Data extract:
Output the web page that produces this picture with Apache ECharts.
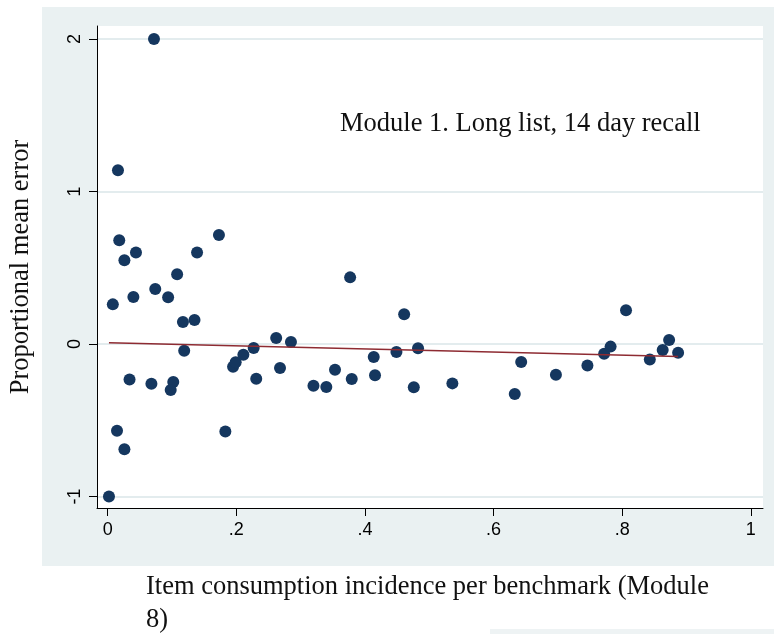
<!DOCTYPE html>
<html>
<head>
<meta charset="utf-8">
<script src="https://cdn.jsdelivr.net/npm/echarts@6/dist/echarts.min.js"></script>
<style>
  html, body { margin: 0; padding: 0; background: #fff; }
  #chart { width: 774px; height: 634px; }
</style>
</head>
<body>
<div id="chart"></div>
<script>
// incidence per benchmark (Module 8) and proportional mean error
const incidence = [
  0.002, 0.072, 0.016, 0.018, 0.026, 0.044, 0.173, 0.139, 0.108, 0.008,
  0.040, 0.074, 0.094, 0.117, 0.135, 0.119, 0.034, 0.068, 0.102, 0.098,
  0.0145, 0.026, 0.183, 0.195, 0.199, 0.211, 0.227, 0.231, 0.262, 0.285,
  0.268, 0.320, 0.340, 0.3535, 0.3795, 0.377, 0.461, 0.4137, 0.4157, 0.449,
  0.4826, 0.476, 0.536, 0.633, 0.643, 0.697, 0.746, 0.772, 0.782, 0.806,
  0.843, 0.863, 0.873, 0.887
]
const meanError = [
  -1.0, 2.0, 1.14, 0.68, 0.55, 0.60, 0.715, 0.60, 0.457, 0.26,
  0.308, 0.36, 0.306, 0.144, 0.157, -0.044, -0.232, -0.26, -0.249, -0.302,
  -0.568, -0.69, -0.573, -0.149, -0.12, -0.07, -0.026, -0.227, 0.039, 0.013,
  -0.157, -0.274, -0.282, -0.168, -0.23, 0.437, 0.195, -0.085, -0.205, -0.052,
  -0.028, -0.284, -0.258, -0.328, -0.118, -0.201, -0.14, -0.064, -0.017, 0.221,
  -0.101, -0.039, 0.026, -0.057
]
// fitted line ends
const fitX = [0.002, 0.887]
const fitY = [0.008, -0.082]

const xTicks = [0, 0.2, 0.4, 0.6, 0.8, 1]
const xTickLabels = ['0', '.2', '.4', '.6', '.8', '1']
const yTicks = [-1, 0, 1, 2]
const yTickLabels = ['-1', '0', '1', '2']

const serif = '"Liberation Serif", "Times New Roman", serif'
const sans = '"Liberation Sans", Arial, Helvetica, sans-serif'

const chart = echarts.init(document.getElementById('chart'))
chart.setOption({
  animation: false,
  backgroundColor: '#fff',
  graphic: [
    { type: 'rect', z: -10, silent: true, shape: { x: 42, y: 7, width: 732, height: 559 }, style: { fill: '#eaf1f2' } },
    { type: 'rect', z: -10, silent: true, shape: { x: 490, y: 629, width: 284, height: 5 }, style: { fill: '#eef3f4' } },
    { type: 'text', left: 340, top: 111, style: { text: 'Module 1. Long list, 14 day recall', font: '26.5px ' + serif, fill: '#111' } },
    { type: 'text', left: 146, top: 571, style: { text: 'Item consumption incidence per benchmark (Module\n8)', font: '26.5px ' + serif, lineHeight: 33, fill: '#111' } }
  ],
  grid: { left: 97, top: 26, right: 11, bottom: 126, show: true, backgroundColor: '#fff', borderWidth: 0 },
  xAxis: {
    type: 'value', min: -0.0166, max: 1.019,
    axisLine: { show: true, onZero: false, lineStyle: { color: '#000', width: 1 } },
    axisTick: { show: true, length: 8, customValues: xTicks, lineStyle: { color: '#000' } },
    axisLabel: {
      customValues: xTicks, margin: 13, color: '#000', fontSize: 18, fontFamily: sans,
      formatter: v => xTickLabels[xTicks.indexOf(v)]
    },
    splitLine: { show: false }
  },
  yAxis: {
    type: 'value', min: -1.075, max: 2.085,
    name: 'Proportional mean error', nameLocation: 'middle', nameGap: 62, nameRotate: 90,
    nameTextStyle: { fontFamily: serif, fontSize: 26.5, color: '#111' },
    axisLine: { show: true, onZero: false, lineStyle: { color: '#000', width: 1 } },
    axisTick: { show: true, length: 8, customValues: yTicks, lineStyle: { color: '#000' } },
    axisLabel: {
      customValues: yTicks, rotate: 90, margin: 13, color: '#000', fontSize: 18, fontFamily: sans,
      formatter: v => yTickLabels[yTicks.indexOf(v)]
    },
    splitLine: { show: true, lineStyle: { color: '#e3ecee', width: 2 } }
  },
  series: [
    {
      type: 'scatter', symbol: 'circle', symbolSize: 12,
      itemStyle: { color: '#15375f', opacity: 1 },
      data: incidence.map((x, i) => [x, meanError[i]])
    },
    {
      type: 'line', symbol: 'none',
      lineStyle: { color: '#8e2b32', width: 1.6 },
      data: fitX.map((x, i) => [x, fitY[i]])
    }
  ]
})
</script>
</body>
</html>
...
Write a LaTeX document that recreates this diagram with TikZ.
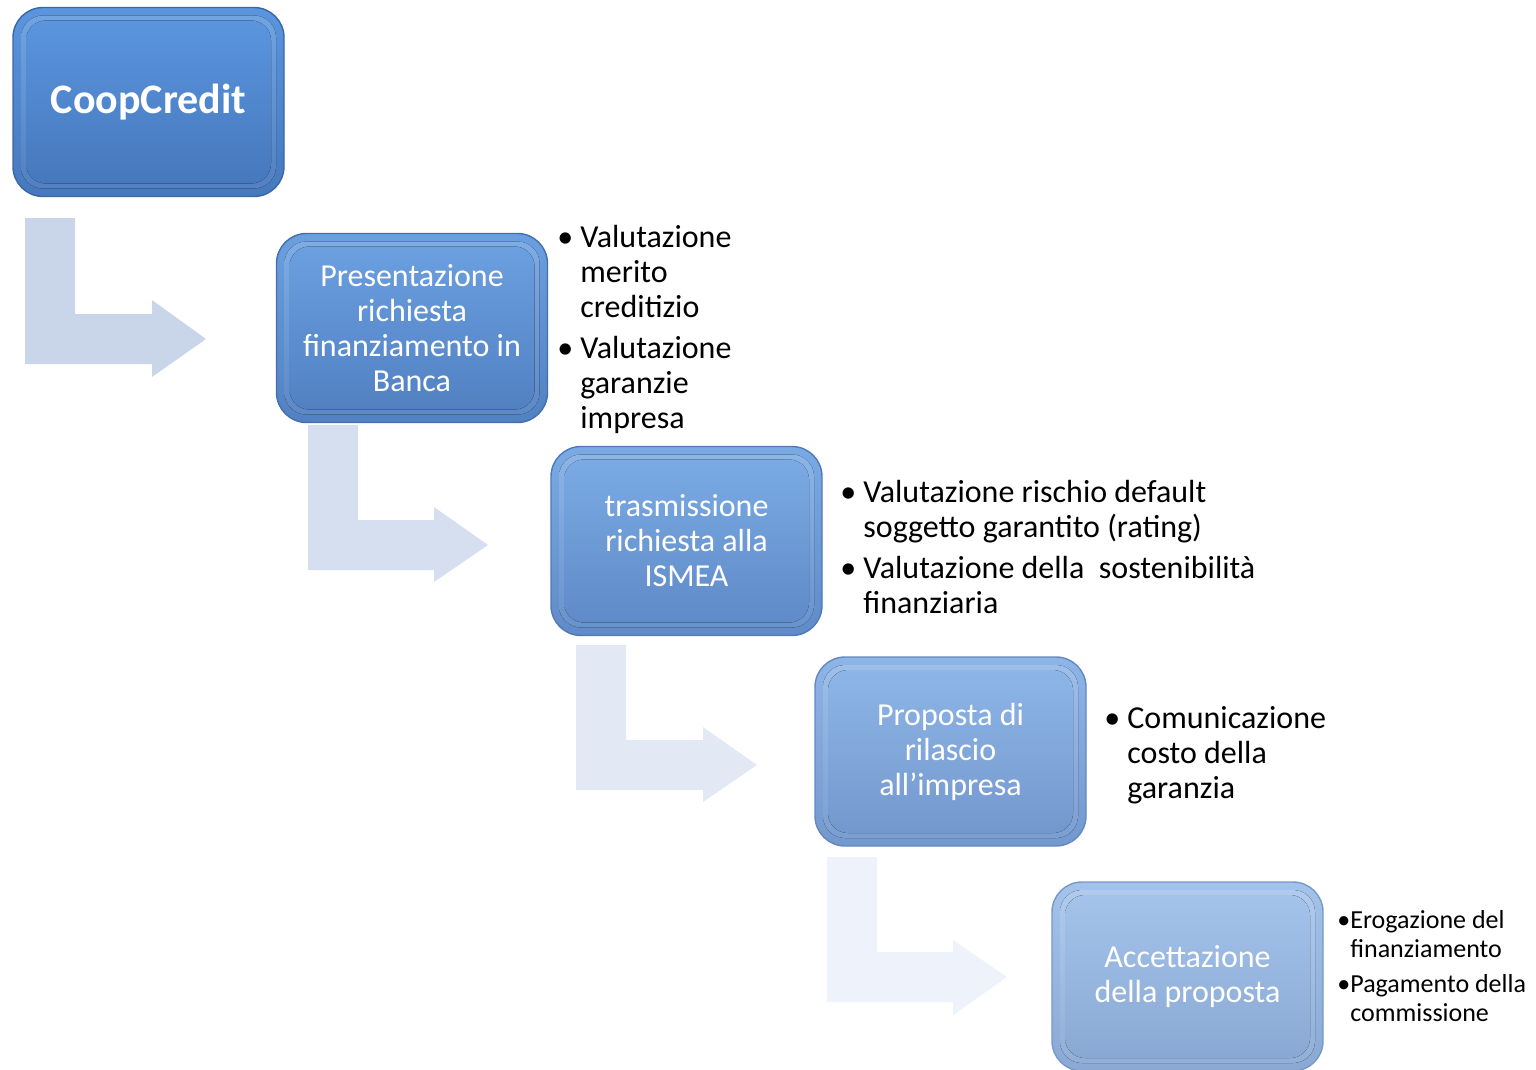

Exercise: Keep to the lines between the line with "Output the web" and the line with "Arial, Helvetica, sans-serif'", inclusive, and transcribe them without pictures.

Task solution:
Output the web page that produces this picture with Apache ECharts.
<!DOCTYPE html>
<html>
<head>
<meta charset="utf-8">
<script src="https://cdn.jsdelivr.net/npm/echarts@6/dist/echarts.min.js"></script>
<style>
  html, body { margin: 0; padding: 0; background: #fff; }
  #chart { width: 774px; height: 634px; }
</style>
</head>
<body>
<div id="chart"></div>
<script>
// incidence per benchmark (Module 8) and proportional mean error
const incidence = [
  0.002, 0.072, 0.016, 0.018, 0.026, 0.044, 0.173, 0.139, 0.108, 0.008,
  0.040, 0.074, 0.094, 0.117, 0.135, 0.119, 0.034, 0.068, 0.102, 0.098,
  0.0145, 0.026, 0.183, 0.195, 0.199, 0.211, 0.227, 0.231, 0.262, 0.285,
  0.268, 0.320, 0.340, 0.3535, 0.3795, 0.377, 0.461, 0.4137, 0.4157, 0.449,
  0.4826, 0.476, 0.536, 0.633, 0.643, 0.697, 0.746, 0.772, 0.782, 0.806,
  0.843, 0.863, 0.873, 0.887
]
const meanError = [
  -1.0, 2.0, 1.14, 0.68, 0.55, 0.60, 0.715, 0.60, 0.457, 0.26,
  0.308, 0.36, 0.306, 0.144, 0.157, -0.044, -0.232, -0.26, -0.249, -0.302,
  -0.568, -0.69, -0.573, -0.149, -0.12, -0.07, -0.026, -0.227, 0.039, 0.013,
  -0.157, -0.274, -0.282, -0.168, -0.23, 0.437, 0.195, -0.085, -0.205, -0.052,
  -0.028, -0.284, -0.258, -0.328, -0.118, -0.201, -0.14, -0.064, -0.017, 0.221,
  -0.101, -0.039, 0.026, -0.057
]
// fitted line ends
const fitX = [0.002, 0.887]
const fitY = [0.008, -0.082]

const xTicks = [0, 0.2, 0.4, 0.6, 0.8, 1]
const xTickLabels = ['0', '.2', '.4', '.6', '.8', '1']
const yTicks = [-1, 0, 1, 2]
const yTickLabels = ['-1', '0', '1', '2']

const serif = '"Liberation Serif", "Times New Roman", serif'
const sans = '"Liberation Sans", Arial, Helvetica, sans-serif'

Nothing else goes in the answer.